* _Exercise inputs_
--- begin ---

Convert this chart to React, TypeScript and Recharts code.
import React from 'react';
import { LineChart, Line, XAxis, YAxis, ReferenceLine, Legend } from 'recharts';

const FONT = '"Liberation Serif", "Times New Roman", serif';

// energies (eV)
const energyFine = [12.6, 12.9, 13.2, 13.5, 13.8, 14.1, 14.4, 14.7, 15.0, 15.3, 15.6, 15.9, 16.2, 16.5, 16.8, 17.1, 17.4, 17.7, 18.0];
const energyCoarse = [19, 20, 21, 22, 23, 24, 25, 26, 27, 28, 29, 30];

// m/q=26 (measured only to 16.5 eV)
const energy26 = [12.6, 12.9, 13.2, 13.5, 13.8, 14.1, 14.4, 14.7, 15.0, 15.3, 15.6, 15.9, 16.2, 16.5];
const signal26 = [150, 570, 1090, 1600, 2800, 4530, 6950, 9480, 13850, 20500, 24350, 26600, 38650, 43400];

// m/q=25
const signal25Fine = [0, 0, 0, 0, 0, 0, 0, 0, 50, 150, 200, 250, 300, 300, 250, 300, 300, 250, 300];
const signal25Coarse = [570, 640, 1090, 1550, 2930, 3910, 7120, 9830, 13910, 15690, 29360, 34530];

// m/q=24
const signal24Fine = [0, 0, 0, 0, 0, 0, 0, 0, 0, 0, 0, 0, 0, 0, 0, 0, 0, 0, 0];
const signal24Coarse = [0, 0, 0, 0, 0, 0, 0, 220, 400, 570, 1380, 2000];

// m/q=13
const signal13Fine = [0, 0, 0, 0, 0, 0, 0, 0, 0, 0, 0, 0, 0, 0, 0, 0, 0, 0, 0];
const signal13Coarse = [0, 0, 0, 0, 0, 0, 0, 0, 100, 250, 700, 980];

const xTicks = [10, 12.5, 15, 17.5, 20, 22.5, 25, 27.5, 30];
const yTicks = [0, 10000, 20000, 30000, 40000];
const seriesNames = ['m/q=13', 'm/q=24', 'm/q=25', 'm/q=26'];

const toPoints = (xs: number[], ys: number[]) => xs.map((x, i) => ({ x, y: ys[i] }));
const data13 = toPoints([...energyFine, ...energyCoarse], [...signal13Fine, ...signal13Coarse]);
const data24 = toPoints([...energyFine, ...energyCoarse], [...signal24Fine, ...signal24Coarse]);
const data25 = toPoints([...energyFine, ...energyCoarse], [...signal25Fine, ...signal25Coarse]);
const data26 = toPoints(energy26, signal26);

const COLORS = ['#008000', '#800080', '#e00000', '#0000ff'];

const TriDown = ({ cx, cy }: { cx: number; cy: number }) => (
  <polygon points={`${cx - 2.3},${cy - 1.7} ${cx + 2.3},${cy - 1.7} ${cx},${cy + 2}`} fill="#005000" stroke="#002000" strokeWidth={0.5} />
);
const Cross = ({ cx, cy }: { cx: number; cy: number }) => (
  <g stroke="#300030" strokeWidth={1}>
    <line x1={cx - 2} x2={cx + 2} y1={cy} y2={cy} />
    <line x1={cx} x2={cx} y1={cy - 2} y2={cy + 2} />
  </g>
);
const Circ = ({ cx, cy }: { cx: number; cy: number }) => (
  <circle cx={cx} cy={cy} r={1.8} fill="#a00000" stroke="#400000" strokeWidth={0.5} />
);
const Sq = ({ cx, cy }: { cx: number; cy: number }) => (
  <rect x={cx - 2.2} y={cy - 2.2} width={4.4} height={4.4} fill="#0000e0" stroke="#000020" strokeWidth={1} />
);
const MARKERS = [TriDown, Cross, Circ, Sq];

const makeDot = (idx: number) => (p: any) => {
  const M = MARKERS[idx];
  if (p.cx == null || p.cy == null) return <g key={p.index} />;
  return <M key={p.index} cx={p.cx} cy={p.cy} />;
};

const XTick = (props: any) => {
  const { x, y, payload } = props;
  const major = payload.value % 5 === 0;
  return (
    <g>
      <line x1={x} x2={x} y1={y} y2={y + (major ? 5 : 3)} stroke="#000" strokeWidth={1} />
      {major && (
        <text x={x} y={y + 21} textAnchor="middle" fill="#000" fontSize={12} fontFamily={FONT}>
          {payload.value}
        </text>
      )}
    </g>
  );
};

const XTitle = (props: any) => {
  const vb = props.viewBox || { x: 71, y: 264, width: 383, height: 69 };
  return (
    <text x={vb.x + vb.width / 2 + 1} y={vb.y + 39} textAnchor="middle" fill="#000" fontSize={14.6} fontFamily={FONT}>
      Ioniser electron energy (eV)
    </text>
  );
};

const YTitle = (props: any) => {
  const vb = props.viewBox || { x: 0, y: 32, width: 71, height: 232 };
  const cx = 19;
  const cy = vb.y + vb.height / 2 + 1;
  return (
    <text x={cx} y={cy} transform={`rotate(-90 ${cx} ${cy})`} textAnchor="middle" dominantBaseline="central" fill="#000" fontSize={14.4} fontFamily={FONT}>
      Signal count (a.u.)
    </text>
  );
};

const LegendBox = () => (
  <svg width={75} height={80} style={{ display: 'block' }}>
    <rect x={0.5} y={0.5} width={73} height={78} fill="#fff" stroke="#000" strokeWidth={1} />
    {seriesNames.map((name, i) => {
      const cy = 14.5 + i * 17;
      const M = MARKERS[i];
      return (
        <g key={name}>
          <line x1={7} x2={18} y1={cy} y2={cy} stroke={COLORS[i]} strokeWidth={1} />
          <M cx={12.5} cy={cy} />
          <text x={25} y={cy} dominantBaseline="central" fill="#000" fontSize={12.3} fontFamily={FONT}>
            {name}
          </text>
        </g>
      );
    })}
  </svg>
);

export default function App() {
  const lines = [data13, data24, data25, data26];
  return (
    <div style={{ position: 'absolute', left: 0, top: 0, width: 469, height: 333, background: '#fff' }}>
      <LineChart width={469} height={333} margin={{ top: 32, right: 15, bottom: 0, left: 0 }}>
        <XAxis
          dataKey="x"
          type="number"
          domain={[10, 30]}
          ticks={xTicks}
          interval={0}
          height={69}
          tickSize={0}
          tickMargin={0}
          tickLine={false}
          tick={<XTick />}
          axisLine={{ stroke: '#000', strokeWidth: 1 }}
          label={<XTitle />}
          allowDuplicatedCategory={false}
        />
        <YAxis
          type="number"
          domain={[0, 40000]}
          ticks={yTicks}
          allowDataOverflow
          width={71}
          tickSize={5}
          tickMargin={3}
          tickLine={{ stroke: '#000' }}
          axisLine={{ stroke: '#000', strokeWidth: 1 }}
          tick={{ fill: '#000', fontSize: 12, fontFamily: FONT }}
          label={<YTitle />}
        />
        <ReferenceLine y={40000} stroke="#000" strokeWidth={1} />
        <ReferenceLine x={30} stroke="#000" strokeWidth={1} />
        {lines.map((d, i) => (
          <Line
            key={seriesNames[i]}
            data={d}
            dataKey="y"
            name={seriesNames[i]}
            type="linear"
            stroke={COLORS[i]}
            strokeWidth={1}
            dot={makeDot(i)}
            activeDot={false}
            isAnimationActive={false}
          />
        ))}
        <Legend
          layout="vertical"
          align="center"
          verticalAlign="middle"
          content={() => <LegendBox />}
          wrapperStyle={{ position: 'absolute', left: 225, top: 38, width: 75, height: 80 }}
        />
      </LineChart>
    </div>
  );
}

--- end ---
--- begin ---

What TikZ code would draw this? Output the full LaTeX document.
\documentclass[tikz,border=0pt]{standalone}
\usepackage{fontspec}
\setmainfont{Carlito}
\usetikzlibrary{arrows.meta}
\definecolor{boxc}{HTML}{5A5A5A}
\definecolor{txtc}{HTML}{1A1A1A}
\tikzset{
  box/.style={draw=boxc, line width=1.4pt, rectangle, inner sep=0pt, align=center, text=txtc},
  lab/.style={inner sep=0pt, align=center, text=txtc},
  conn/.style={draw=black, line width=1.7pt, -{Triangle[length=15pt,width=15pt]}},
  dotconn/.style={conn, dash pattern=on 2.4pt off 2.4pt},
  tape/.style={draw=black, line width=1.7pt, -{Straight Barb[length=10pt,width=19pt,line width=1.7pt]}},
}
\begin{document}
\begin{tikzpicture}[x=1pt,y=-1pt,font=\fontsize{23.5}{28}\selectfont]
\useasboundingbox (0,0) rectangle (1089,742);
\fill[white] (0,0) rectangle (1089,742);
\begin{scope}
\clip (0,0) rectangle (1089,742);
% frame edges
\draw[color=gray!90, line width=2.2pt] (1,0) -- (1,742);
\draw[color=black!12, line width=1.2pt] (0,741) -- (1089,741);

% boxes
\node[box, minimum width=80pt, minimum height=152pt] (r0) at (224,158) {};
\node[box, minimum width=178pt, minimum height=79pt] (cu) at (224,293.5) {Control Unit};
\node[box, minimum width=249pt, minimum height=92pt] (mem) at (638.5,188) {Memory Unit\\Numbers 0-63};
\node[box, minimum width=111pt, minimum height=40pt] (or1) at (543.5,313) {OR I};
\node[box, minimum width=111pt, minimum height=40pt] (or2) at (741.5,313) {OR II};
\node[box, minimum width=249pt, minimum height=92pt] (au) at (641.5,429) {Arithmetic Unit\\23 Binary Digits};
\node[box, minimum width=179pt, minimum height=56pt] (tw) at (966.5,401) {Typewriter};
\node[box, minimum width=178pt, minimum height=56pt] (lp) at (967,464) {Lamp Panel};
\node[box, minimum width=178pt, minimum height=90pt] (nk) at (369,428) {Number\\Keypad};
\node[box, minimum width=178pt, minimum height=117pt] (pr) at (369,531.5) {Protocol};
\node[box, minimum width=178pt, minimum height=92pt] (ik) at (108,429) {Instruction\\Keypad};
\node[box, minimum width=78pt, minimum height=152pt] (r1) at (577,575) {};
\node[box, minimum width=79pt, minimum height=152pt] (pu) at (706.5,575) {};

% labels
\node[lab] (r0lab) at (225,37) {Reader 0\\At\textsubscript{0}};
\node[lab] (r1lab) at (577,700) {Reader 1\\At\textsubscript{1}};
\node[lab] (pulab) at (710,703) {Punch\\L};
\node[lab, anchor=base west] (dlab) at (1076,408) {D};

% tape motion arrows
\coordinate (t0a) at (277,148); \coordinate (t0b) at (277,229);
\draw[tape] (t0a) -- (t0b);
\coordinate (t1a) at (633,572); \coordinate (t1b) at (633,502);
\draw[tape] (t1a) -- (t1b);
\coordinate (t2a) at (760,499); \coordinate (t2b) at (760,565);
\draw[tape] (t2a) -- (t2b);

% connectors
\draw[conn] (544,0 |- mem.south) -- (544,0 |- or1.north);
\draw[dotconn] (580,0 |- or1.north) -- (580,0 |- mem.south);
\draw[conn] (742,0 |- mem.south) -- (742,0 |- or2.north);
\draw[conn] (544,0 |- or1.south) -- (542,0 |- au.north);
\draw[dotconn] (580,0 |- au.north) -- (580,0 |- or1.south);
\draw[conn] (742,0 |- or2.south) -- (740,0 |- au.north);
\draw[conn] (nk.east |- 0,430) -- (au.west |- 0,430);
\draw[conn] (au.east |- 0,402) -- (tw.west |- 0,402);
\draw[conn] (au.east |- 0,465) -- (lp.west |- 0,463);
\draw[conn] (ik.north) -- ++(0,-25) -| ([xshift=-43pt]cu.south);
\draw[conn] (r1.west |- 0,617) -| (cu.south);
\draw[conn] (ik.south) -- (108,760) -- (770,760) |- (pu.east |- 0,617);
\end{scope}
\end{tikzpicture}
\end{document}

--- end ---

* _Aim of the task_
Nothing but the lines from the one with "Convert this chart" to the one with "const COLORS = ['#008000', '#800080', '#e00000', '#0000ff'];" should be echoed, both of them included, exactly as written.

* _The answer_
Convert this chart to React, TypeScript and Recharts code.
import React from 'react';
import { LineChart, Line, XAxis, YAxis, ReferenceLine, Legend } from 'recharts';

const FONT = '"Liberation Serif", "Times New Roman", serif';

// energies (eV)
const energyFine = [12.6, 12.9, 13.2, 13.5, 13.8, 14.1, 14.4, 14.7, 15.0, 15.3, 15.6, 15.9, 16.2, 16.5, 16.8, 17.1, 17.4, 17.7, 18.0];
const energyCoarse = [19, 20, 21, 22, 23, 24, 25, 26, 27, 28, 29, 30];

// m/q=26 (measured only to 16.5 eV)
const energy26 = [12.6, 12.9, 13.2, 13.5, 13.8, 14.1, 14.4, 14.7, 15.0, 15.3, 15.6, 15.9, 16.2, 16.5];
const signal26 = [150, 570, 1090, 1600, 2800, 4530, 6950, 9480, 13850, 20500, 24350, 26600, 38650, 43400];

// m/q=25
const signal25Fine = [0, 0, 0, 0, 0, 0, 0, 0, 50, 150, 200, 250, 300, 300, 250, 300, 300, 250, 300];
const signal25Coarse = [570, 640, 1090, 1550, 2930, 3910, 7120, 9830, 13910, 15690, 29360, 34530];

// m/q=24
const signal24Fine = [0, 0, 0, 0, 0, 0, 0, 0, 0, 0, 0, 0, 0, 0, 0, 0, 0, 0, 0];
const signal24Coarse = [0, 0, 0, 0, 0, 0, 0, 220, 400, 570, 1380, 2000];

// m/q=13
const signal13Fine = [0, 0, 0, 0, 0, 0, 0, 0, 0, 0, 0, 0, 0, 0, 0, 0, 0, 0, 0];
const signal13Coarse = [0, 0, 0, 0, 0, 0, 0, 0, 100, 250, 700, 980];

const xTicks = [10, 12.5, 15, 17.5, 20, 22.5, 25, 27.5, 30];
const yTicks = [0, 10000, 20000, 30000, 40000];
const seriesNames = ['m/q=13', 'm/q=24', 'm/q=25', 'm/q=26'];

const toPoints = (xs: number[], ys: number[]) => xs.map((x, i) => ({ x, y: ys[i] }));
const data13 = toPoints([...energyFine, ...energyCoarse], [...signal13Fine, ...signal13Coarse]);
const data24 = toPoints([...energyFine, ...energyCoarse], [...signal24Fine, ...signal24Coarse]);
const data25 = toPoints([...energyFine, ...energyCoarse], [...signal25Fine, ...signal25Coarse]);
const data26 = toPoints(energy26, signal26);

const COLORS = ['#008000', '#800080', '#e00000', '#0000ff'];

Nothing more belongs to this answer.